You just copied and pasted the list? C’mon, provide some value to those of us that sometimes visit your site from the RSS reader to get the below the cut information and put it all on a map.
@Graham – It’s in order of priority.
@Jeff – I don’t know! I called Sarah Figliozzi, who’s in charge of bike corrals for the city, and will post when I find out.
@Jeff – In regards to bumping your up way in the list by paying for the racks, Sarah Figliozzi of PBOT says, “Not right now, we don’t have that option.”
The city is trying to figure out a way to allow businesses to install their own bike corrals, based on city standards, or have the city install the racks and then invoice the business. But they first have to nail down what all the city criteria are for bike corrals, then they need to figure out some sort of permitting process from there.

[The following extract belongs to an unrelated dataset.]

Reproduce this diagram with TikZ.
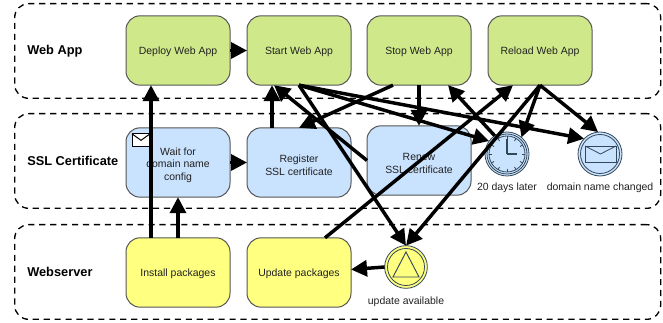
\documentclass[tikz,border=0pt]{standalone}
\usepackage{fontspec}
\setmainfont{Liberation Sans}
\usetikzlibrary{arrows.meta,calc}
\definecolor{gfill}{HTML}{CFE98A}
\definecolor{bfill}{HTML}{C9E2FD}
\definecolor{yfill}{HTML}{FFFF80}
\definecolor{edgegray}{HTML}{555555}
\definecolor{evline}{HTML}{33475B}
\definecolor{txt}{HTML}{222222}
\tikzset{
  lane/.style={draw=black,line width=1pt,dash pattern=on 4.6pt off 3.6pt,rounded corners=10.5pt},
  lanetitle/.style={anchor=west,font=\fontsize{9.6}{12}\selectfont\bfseries,text=black,inner sep=0pt},
  task/.style={draw=edgegray,line width=0.75pt,rounded corners=10.5pt,minimum width=78pt,minimum height=52pt,inner sep=0pt,outer sep=0pt,align=center,font=\fontsize{7.85}{9.4}\selectfont,text=txt},
  greentask/.style={task,fill=gfill},
  bluetask/.style={task,fill=bfill},
  yellowtask/.style={task,fill=yfill},
  event/.style={circle,draw=evline,line width=0.6pt,minimum size=33pt,inner sep=0pt,outer sep=0pt},
  evlabel/.style={font=\fontsize{7.85}{9.4}\selectfont,text=txt,inner sep=0pt},
  flow/.style={line width=2.6pt,draw=black,-{Triangle[length=12pt,width=12pt]}},
  icon/.style={draw=evline,line width=0.6pt}
}
\newcommand{\lift}[1]{\rule{0pt}{#1pt}}
\begin{document}
\begin{tikzpicture}[x=0.75pt,y=-0.75pt]
\useasboundingbox (0,0) rectangle (663,323);
\fill[white] (0,0) rectangle (663,323);
% lanes
\node[lane,minimum width=484.5pt,minimum height=71pt,anchor=north west] (laneA) at (14,3) {};
\node[lane,minimum width=484.5pt,minimum height=71pt,anchor=north west] (laneB) at (14,113) {};
\node[lane,minimum width=484.5pt,minimum height=71pt,anchor=north west] (laneC) at (14,224) {};
\node[lanetitle] (tA) at (27,51) {Web App};
\node[lanetitle] (tB) at (27,161) {SSL Certificate};
\node[lanetitle] (tC) at (27,272) {Webserver};
% tasks
\node[greentask] (deploy) at (178,50.5) {\lift{7.5}Deploy Web App};
\node[greentask] (start) at (299,50.5) {\lift{7.5}Start Web App};
\node[greentask] (stop) at (419,50.5) {\lift{7.5}Stop Web App};
\node[greentask] (reload) at (540,50.5) {\lift{7.5}Reload Web App};
\node[bluetask] (wait) at (178,162.5) {\lift{9.5}Wait for\\domain name\\config};
\node[bluetask] (register) at (299,162.5) {\lift{9.5}Register\\SSL certificate};
\node[bluetask] (renew) at (419,160.5) {\lift{9.5}Renew\\SSL certificate};
\node[yellowtask] (install) at (178,272.5) {\lift{7.5}Install packages};
\node[yellowtask] (update) at (299,272.5) {\lift{7.5}Update packages};
% events
\node[event,fill=bfill] (clock) at (507,154) {};
\node[event,fill=bfill] (mail) at (600,154) {};
\node[event,fill=yfill,minimum size=32pt] (avail) at (406,267) {};
\node[evlabel] (clockL) at (507,188) {20 days later};
\node[evlabel] (mailL) at (600,188) {domain name changed};
\node[evlabel] (availL) at (406,302) {update available};
% event inner rings
\draw[icon] (clock) circle (20); \draw[icon] (clock) circle (18);
\draw[icon] (mail) circle (19.5);
\draw[icon] (avail) circle (18.5);
% clock face
\begin{scope}[shift={(clock.center)}]
\foreach \a in {0,30,...,330}{\draw[icon] (\a:15) -- (\a:18);}
\draw[icon,line width=0.8pt] (0,0) -- (0,-15);
\draw[icon,line width=0.8pt] (0,0) -- (10,0);
\end{scope}
% mail icon
\begin{scope}[shift={(mail.center)}]
\draw[icon] (-15,-8) rectangle (16,8);
\draw[icon] (-15,-8) -- (0.5,0) -- (16,-8);
\end{scope}
% triangle icon
\begin{scope}[shift={(avail.center)}]
\draw[icon,line width=0.7pt] (0,-15) -- (13,10) -- (-13,10) -- cycle;
\end{scope}
% small envelope in Wait
\begin{scope}[shift={(wait.north west)}]
\draw[black,fill=white,line width=0.75pt] (6,6) rectangle (24,18.5);
\draw[black,line width=0.75pt] (6,6) -- (15,12.5) -- (24,6);
\end{scope}
% flows
\draw[flow] (deploy) -- (start);
\draw[flow] ($(install.north)+(-27,0)$) -- ($(deploy.south)+(-27,0)$);
\draw[flow] (install.north) -- (wait.south);
\draw[flow] (wait) -- (register);
\draw[flow] ($(register.north)+(-27,0)$) -- ($(start.south)+(-27,0)$);
\draw[flow] ($(renew.west)+(0,0)$) -- ($(start.south)+(-25,0)$);
\draw[flow] ($(stop.south)+(-26,0)$) -- (register.north);
\draw[flow] (stop.south) -- (renew.north);
\draw[flow] (start.south) -- (clock.144);
\draw[flow] (start.south) -- (mail.136);
\draw[flow] (start.south) -- (avail.90);
\draw[flow] (clock.124) -- ($(stop.south)+(29,0)$);
\draw[flow] ($(update.north)+(26,0)$) -- ($(reload.south)+(-27,0)$);
\draw[flow] (reload.south) -- (clock.49);
\draw[flow] (reload.south) -- (mail.95);
\draw[flow] (reload.south) -- (avail.90);
\draw[flow] (avail.west) -- ($(update.east)+(0,-3)$);
\end{tikzpicture}
\end{document}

Quite a few people on that list have parking lots of private property so they could build their own bike corals without city contribution. I think there is code for that or a lot of grocery stores should be tearing out their bike corals to avoid penalty.
The city has already taken care of SE Hawthorne with these covered racks.
http://bikeportland.org/2006/12/11/hawthor…
@Graham again – GAAHHH. So I was wrong. This list is not in order of priority. It is, indeed, random. And it turns out that there is no priority list in existence. The city builds bike corrals neighborhood by neighborhood, right now it’s building them on the Central Eastside. But even within the neighborhood, there’s not a list that spells out the timeline for where the next few will be built because the city goes back and forth with business owners and only at when all questions are answered and the city has the money, permits, and landlord okay can the corral actually break ground. #learning
Why in hell is it so hard and complicated to put up some bike corrals. Leave it to the city to bog it down in red tape. Why not let the businesses that want corrals buy them from a vendor that makes them to an approved plan and install them on their own?
Because the city can/will get sued by bikers/car drivers/businesses that find any/all reasons to sue them. There are safety concerns (you can’t put on on a Barbur or MLK without redesigning the street traffic flow in a major way, for example.)
I agree with comment #6. If there’s a dedicated parking lot, you should be converting those spaces into bike parking first.
what’s wrong with locking your bike to a tree? i lock my bike to parking meters and trees all the time. my suggestion: more parking meters. that raises revenue and provides bike parking. you’re welcome!
I could be wrong, but I think the list is in the order requested.